Determine how many lines hold "this" and give only that number.

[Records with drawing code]
:::::

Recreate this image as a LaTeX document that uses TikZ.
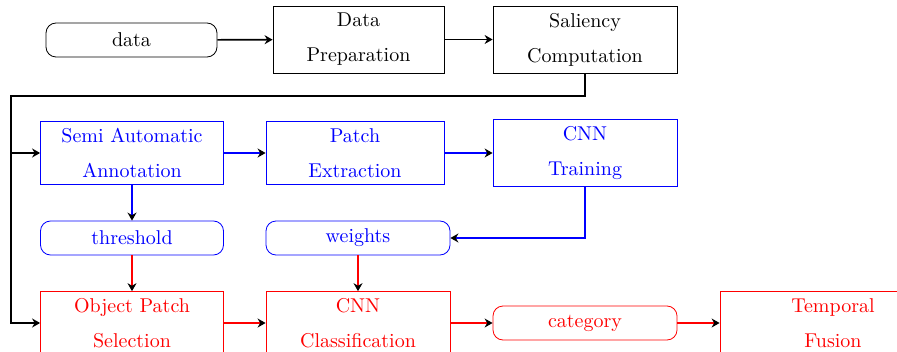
\documentclass[tikz,border=0pt]{standalone}
\usepackage{amsmath}
\usepackage{xcolor}
\usetikzlibrary{arrows.meta}
\tikzstyle{procbox} = [draw, rectangle, align=center, inner sep=3.33pt]
\tikzstyle{databox} = [draw, rectangle, rounded corners=5pt, align=center, minimum height=17pt]
\tikzstyle{flow} = [thick, -{Stealth[black, length=4pt, width=4.5pt, inset=1.3pt]}]

\begin{document}
\begin{tikzpicture}[x=1pt, y=-1pt]
        \useasboundingbox (0,0) rectangle (448.5,176);
        % stage 1: black
        \node [databox, minimum width=85.5pt] (data) at (65.75,20) {data};
        \node [procbox, minimum width=85.5pt, minimum height=33.5pt] (prep) at (179.25,19.75) {Data\\[5.5pt]Preparation};
        \node [procbox, minimum width=92pt, minimum height=33.5pt] (sal) at (292.5,19.75) {Saliency\\[5.5pt]Computation};
        % stage 2: blue
        \begin{scope}[blue]
        \node [procbox, minimum width=91.5pt, minimum height=31pt] (semi) at (66,76.5) {Semi Automatic\\[5.5pt]Annotation};
        \node [procbox, minimum width=89pt, minimum height=31pt] (patch) at (177.5,76.5) {Patch\\[5.5pt]Extraction};
        \node [procbox, minimum width=92pt, minimum height=33pt] (train) at (292.5,76.5) {CNN\\[5.5pt]Training};
        \node [databox, minimum width=91.5pt] (thresh) at (66,119) {threshold};
        \node [databox, minimum width=92pt] (weights) at (179,119) {weights};
        \end{scope}
        % stage 3: red
        \begin{scope}[red]
        \node [procbox, minimum width=91.5pt, minimum height=31pt] (select) at (66,161.5) {Object Patch\\[5.5pt]Selection};
        \node [procbox, minimum width=92pt, minimum height=31pt] (classify) at (179,161.5) {CNN\\[5.5pt]Classification};
        \node [databox, minimum width=92pt] (cat) at (292.5,161.5) {category};
        \node [procbox, minimum width=113pt, minimum height=31pt] (fusion) at (416.5,161.5) {Temporal\\[5.5pt]Fusion};
        \end{scope}
        \coordinate (bend) at (5.5,48);

        \draw [flow] (data) -- (prep);
        \draw [flow] (prep) -- (sal);
        \draw [flow] (sal.south) |- (bend) |- (select.west);
        \draw [flow] (bend |- semi.west) -- (semi.west);

        \draw [flow, blue] (semi) -- (patch);
        \draw [flow, blue] (patch) -- (train);
        \draw [flow, blue] (semi) -- (thresh);
        \draw [flow, blue] (train.south) |- (weights.east);

        \draw [flow, red] (thresh) -- (select);
        \draw [flow, red] (weights) -- (classify);
        \draw [flow, red] (select) -- (classify);
        \draw [flow, red] (classify) -- (cat);
        \draw [flow, red] (cat) -- (fusion);
    \end{tikzpicture}
\end{document}
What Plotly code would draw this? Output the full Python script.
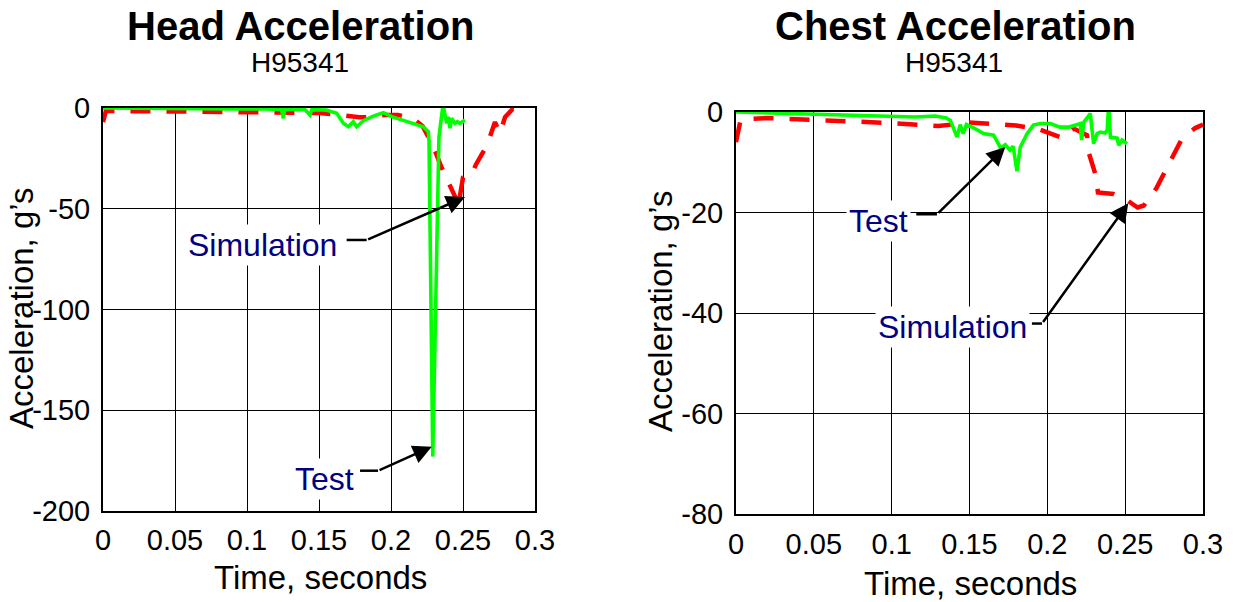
import plotly.graph_objects as go

# ---------------- data ----------------
head_test_t = [0, 0.03, 0.06, 0.09, 0.11, 0.124, 0.1252, 0.1262, 0.14, 0.1437, 0.145, 0.155, 0.1623,
               0.1669, 0.1704, 0.1738, 0.1762, 0.1808, 0.1877, 0.1947, 0.2005, 0.2109, 0.2224, 0.2259,
               0.2264, 0.2290, 0.2333, 0.2361, 0.2387, 0.2398, 0.2410, 0.2421, 0.2444, 0.2461, 0.2479, 0.2514]
head_test_v = [0, -0.3, -0.2, -0.5, -0.4, -0.8, -5.1, -0.8, -0.6, -3.5, -0.8, -1.0, -2.6,
               -7.6, -9.3, -6.8, -9.3, -6.3, -4.0, -2.3, -4.3, -6.8, -9.3, -11.7,
               -16, -173, -14.4, 1.5, -7.6, -4.3, -10, -5.1, -7.6, -6.8, -7.6, -6]

head_sim_t = [0, 0.002, 0.05, 0.1, 0.13, 0.15, 0.165, 0.178, 0.185, 0.195, 0.205, 0.215, 0.222,
              0.2294, 0.2348, 0.2403, 0.2445, 0.2465, 0.25, 0.256, 0.259, 0.2667, 0.2722, 0.2757,
              0.2792, 0.2845, 0.291]
head_sim_v = [-7, -1.5, -1.7, -1.9, -2, -2.5, -3.5, -4.6, -4.6, -3.5, -3.5, -5, -9,
              -19.2, -29, -38, -44, -49.6, -34.5, -33, -28, -18.5, -7, -12.5,
              -4.5, -0.5, -2]

chest_test_t = [0, 0.02, 0.05, 0.08, 0.1, 0.115, 0.128, 0.135, 0.1377, 0.142, 0.144, 0.146, 0.148,
                0.153, 0.159, 0.1655, 0.168, 0.17, 0.173, 0.176, 0.178, 0.1805, 0.1826, 0.187,
                0.191, 0.1955, 0.202, 0.208, 0.214, 0.219, 0.2212, 0.222, 0.2235, 0.2276, 0.2297,
                0.232, 0.234, 0.237, 0.2385, 0.2394, 0.2405, 0.2448, 0.2458, 0.248, 0.2512]
chest_test_v = [0, -0.2, -0.4, -0.7, -0.9, -1.0, -0.8, -1.2, -1.7, -5, -2.5, -4.3, -2.5,
                -3.2, -4.3, -4.6, -6, -7.2, -6.5, -7.6, -6.8, -11.8, -7, -4.3,
                -2.6, -2.3, -2.3, -3.0, -3.0, -2.6, -2.3, -5.6, -2.0, -0.3, -6.3,
                -4.3, -4.0, -4.2, -3.6, 1.7, -5, -5.2, -6.6, -5.6, -6.3]

chest_sim_t = [0, 0.003, 0.02, 0.05, 0.07, 0.1, 0.13, 0.15, 0.16, 0.18, 0.195, 0.21, 0.217,
               0.2255, 0.2265, 0.231, 0.2325, 0.2425, 0.25, 0.258, 0.262, 0.27, 0.276, 0.281,
               0.287, 0.295, 0.3]
chest_sim_v = [-6, -1.5, -1.2, -1.5, -1.8, -2.2, -2.8, -2.1, -2.3, -2.7, -3.5, -5.2, -3.3,
               -4.6, -8, -12.5, -16, -16.3, -17.3, -19, -18.6, -15.2, -11.6, -8.6,
               -5.0, -3.2, -2.5]

x_ticks = [0, 0.05, 0.1, 0.15, 0.2, 0.25, 0.3]
x_tick_text = ["0", "0.05", "0.1", "0.15", "0.2", "0.25", "0.3"]
head_y_ticks = [0, -50, -100, -150, -200]
head_y_text = ["0", "-50", "-100", "-150", "-200"]
chest_y_ticks = [0, -20, -40, -60, -80]
chest_y_text = ["0", "-20", "-40", "-60", "-80"]

titles = ["Head Acceleration", "Chest Acceleration"]
subtitle = "H95341"
x_title = "Time, seconds"
y_title = "Acceleration, g\u2019s"

# callouts: (axis suffix, label, text x, text y, leader x0, leader x1, leader y, tip x, tip y)
callouts = [
    ("", "Simulation", 0.1108, -68.0, 0.1692, 0.1831, -65.5, 0.2514, -44.2),
    ("", "Test", 0.1535, -184.0, 0.1785, 0.1910, -180.0, 0.2283, -168.1),
    ("2", "Test", 0.0914, -21.7, 0.1158, 0.1291, -20.35, 0.1730, -6.96),
    ("2", "Simulation", 0.1390, -42.8, 0.1901, 0.1966, -42.1, 0.2520, -18.16),
]

# ---------------- figure ----------------
W, H = 1234, 602
FONT = "Liberation Sans, Arial, Helvetica, sans-serif"
GREEN = "#00FF00"
RED = "#FF0000"
NAVY = "#000080"

fig = go.Figure()
fig.add_trace(go.Scatter(x=head_sim_t, y=head_sim_v, mode="lines", xaxis="x", yaxis="y",
                         line=dict(color=RED, width=4.5, dash="20px,16px"), showlegend=False))
fig.add_trace(go.Scatter(x=head_test_t, y=head_test_v, mode="lines", xaxis="x", yaxis="y",
                         line=dict(color=GREEN, width=3.6), showlegend=False))
fig.add_trace(go.Scatter(x=chest_sim_t, y=chest_sim_v, mode="lines", xaxis="x2", yaxis="y2",
                         line=dict(color=RED, width=4.5, dash="20px,16px"), showlegend=False))
fig.add_trace(go.Scatter(x=chest_test_t, y=chest_test_v, mode="lines", xaxis="x2", yaxis="y2",
                         line=dict(color=GREEN, width=3.6), showlegend=False))

# plot area pixel boxes
L_box = (103, 535, 108, 511)   # x0, x1, ytop, ybottom
R_box = (736, 1203, 112, 514)

def dom_x(b):
    return [b[0] / W, b[1] / W]

def dom_y(b):
    return [1 - b[3] / H, 1 - b[2] / H]

axis_common = dict(showgrid=True, gridcolor="black", gridwidth=1.4, showline=True, linecolor="black",
                   linewidth=2, mirror=True, zeroline=False, ticks="", tickmode="array",
                   automargin=False,
                   tickfont=dict(family=FONT, size=29, color="black"))

fig.update_layout(
    width=W, height=H, margin=dict(l=0, r=0, t=0, b=0, autoexpand=False),
    paper_bgcolor="white", plot_bgcolor="white", showlegend=False,
    xaxis=dict(domain=dom_x(L_box), anchor="y", range=[0, 0.3], tickvals=x_ticks, ticktext=x_tick_text,
               ticklabelstandoff=2, **axis_common),
    yaxis=dict(domain=dom_y(L_box), anchor="x", range=[-200, 0], tickvals=head_y_ticks, ticktext=head_y_text,
               ticklabelstandoff=5, **axis_common),
    xaxis2=dict(domain=dom_x(R_box), anchor="y2", range=[0, 0.3], tickvals=x_ticks, ticktext=x_tick_text,
                ticklabelstandoff=3, **axis_common),
    yaxis2=dict(domain=dom_y(R_box), anchor="x2", range=[-80, 0], tickvals=chest_y_ticks, ticktext=chest_y_text,
                ticklabelstandoff=5, **axis_common),
)

# titles and axis titles (paper coords)
def px(xp, yp):
    return xp / W, 1 - yp / H

title_pos = [(301, 26), (955, 26)]
sub_pos = [(300, 62), (954, 62)]
xtitle_pos = [(320, 577), (970, 583)]
ytitle_pos = [(21, 308), (660, 311)]

for i in range(2):
    x, y = px(*title_pos[i])
    fig.add_annotation(text="<b>%s</b>" % titles[i], x=x, y=y, xref="paper", yref="paper",
                       showarrow=False, font=dict(family=FONT, size=40, color="black"),
                       xanchor="center", yanchor="middle")
    x, y = px(*sub_pos[i])
    fig.add_annotation(text=subtitle, x=x, y=y, xref="paper", yref="paper",
                       showarrow=False, font=dict(family=FONT, size=28, color="black"),
                       xanchor="center", yanchor="middle")
    x, y = px(*xtitle_pos[i])
    fig.add_annotation(text=x_title, x=x, y=y, xref="paper", yref="paper",
                       showarrow=False, font=dict(family=FONT, size=33, color="black"),
                       xanchor="center", yanchor="middle")
    x, y = px(*ytitle_pos[i])
    fig.add_annotation(text=y_title, x=x, y=y, xref="paper", yref="paper", textangle=-90,
                       showarrow=False, font=dict(family=FONT, size=33, color="black"),
                       xanchor="center", yanchor="middle")

# callouts
for suf, label, tx, ty, lx0, lx1, ly, ax_tip, ay_tip in callouts:
    xr, yr = "x" + suf, "y" + suf
    fig.add_shape(type="line", xref=xr, yref=yr, x0=lx0, x1=lx1, y0=ly, y1=ly,
                  line=dict(color="black", width=2.5))
    fig.add_annotation(x=ax_tip, y=ay_tip, ax=lx1, ay=ly, xref=xr, yref=yr, axref=xr, ayref=yr,
                       text="", showarrow=True, arrowhead=2, arrowsize=1.5, arrowwidth=2.5,
                       arrowcolor="black", standoff=0, startstandoff=0)
    fig.add_annotation(x=tx, y=ty, xref=xr, yref=yr, text=label, showarrow=False,
                       font=dict(family=FONT, size=32, color=NAVY), bgcolor="white",
                       xanchor="center", yanchor="middle", borderpad=2)

fig.write_html("out.html", config={"displayModeBar": False},
               post_script="document.body.style.margin='0';document.body.style.overflow='hidden';")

:::::

THE RESULT: 2